What is expected =
Give the number of lines containing "chart" in this listing, with no other words.

Collected data =
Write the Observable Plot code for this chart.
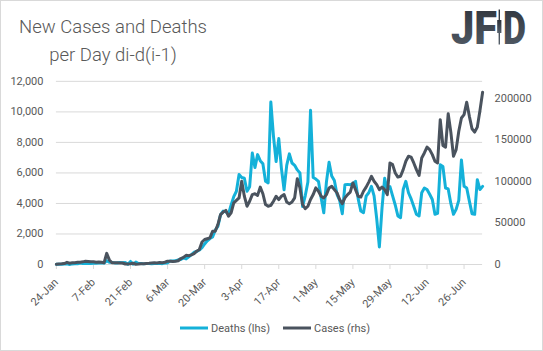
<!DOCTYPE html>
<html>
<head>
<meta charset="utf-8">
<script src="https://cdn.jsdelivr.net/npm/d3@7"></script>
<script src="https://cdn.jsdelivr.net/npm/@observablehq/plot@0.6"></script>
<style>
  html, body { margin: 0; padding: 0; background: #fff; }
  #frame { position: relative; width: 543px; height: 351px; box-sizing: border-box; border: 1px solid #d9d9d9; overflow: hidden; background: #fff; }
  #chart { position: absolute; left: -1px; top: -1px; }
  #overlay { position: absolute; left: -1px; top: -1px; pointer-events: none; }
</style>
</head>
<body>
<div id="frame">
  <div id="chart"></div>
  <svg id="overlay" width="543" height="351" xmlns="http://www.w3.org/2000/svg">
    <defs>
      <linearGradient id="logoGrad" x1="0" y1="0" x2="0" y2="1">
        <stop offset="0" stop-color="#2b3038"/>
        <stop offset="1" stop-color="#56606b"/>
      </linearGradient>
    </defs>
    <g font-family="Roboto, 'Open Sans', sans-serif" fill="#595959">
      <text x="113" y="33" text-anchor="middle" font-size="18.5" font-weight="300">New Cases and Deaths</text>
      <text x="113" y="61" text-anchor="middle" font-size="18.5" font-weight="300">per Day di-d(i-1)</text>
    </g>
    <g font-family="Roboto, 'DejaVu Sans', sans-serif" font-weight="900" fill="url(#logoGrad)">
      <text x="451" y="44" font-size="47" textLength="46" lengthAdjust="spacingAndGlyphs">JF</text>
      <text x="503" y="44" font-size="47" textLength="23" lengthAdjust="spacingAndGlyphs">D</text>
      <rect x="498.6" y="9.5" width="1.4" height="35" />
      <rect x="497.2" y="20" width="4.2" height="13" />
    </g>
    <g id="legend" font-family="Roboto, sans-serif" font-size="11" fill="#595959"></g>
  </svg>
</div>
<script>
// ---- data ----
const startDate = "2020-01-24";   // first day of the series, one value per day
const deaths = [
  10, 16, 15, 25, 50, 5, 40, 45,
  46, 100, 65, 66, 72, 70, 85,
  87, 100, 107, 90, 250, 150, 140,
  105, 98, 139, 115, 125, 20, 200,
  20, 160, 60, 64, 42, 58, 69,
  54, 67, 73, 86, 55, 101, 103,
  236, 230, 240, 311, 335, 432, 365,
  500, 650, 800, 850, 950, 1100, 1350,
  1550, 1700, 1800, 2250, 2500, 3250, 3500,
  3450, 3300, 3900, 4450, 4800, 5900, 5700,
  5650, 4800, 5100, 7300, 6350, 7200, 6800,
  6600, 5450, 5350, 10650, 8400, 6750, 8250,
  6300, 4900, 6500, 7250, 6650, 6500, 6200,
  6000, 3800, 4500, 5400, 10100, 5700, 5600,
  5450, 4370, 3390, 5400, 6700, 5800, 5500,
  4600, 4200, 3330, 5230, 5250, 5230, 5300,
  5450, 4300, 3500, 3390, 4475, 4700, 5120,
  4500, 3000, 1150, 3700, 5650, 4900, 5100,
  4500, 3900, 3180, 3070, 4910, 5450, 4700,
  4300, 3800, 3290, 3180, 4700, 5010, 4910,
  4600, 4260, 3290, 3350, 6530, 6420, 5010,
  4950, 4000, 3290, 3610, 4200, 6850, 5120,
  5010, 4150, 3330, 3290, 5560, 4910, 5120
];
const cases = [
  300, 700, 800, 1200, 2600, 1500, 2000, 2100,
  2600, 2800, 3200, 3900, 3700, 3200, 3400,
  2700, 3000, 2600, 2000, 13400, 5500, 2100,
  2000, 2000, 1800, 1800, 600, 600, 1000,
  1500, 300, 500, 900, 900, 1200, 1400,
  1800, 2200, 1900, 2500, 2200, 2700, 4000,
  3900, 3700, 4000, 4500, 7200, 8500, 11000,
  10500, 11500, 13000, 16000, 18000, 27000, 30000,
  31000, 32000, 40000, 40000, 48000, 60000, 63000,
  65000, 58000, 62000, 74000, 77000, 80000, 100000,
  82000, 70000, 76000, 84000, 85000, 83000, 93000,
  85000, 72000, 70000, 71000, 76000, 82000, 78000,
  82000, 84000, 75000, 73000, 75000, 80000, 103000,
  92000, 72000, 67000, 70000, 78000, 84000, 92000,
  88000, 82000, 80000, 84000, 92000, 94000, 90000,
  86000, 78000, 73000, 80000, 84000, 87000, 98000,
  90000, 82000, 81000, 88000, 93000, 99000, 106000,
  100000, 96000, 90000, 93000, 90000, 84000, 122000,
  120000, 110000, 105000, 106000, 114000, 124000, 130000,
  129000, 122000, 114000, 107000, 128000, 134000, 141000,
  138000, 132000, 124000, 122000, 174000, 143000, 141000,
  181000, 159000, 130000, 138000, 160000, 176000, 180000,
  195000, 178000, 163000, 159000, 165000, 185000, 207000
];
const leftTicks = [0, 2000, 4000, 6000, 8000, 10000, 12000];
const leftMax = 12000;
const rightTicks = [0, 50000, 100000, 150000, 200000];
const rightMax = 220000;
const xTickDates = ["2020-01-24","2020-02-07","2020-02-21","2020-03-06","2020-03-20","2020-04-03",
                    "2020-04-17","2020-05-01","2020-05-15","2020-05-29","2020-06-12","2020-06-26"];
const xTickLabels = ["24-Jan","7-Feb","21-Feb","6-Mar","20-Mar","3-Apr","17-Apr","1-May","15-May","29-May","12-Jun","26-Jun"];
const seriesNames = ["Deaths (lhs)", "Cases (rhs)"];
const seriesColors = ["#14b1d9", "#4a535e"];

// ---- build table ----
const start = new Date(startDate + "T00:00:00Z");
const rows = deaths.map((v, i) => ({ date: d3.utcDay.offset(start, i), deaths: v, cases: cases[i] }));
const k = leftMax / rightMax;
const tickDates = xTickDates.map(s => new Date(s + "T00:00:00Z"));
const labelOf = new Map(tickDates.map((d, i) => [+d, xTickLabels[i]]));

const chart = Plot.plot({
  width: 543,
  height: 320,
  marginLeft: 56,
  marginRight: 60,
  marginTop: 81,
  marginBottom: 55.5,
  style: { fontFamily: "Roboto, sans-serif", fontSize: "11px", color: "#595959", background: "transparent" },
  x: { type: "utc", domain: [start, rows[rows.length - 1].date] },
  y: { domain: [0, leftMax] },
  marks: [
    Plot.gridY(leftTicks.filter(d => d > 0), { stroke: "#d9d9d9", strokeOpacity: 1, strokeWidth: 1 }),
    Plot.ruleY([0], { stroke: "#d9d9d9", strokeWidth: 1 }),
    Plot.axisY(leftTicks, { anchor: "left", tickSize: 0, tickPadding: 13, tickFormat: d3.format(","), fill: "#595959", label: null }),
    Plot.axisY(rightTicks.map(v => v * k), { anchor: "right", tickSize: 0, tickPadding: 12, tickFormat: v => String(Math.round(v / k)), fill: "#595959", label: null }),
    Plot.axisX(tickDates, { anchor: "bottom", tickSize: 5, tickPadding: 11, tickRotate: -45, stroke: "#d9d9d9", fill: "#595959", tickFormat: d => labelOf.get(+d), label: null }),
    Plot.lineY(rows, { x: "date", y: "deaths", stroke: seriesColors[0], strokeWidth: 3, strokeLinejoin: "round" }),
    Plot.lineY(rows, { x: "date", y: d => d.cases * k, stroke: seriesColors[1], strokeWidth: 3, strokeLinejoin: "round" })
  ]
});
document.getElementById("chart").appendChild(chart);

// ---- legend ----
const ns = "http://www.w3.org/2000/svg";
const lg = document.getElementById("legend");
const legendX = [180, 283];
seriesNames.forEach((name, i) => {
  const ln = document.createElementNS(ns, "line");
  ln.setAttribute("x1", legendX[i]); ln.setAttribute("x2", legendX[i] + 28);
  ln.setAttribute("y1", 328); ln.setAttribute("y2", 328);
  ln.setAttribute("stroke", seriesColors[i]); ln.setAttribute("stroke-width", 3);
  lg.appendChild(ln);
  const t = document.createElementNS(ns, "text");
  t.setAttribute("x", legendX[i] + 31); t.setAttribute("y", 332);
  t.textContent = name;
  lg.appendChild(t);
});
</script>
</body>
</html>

Response to the task =
5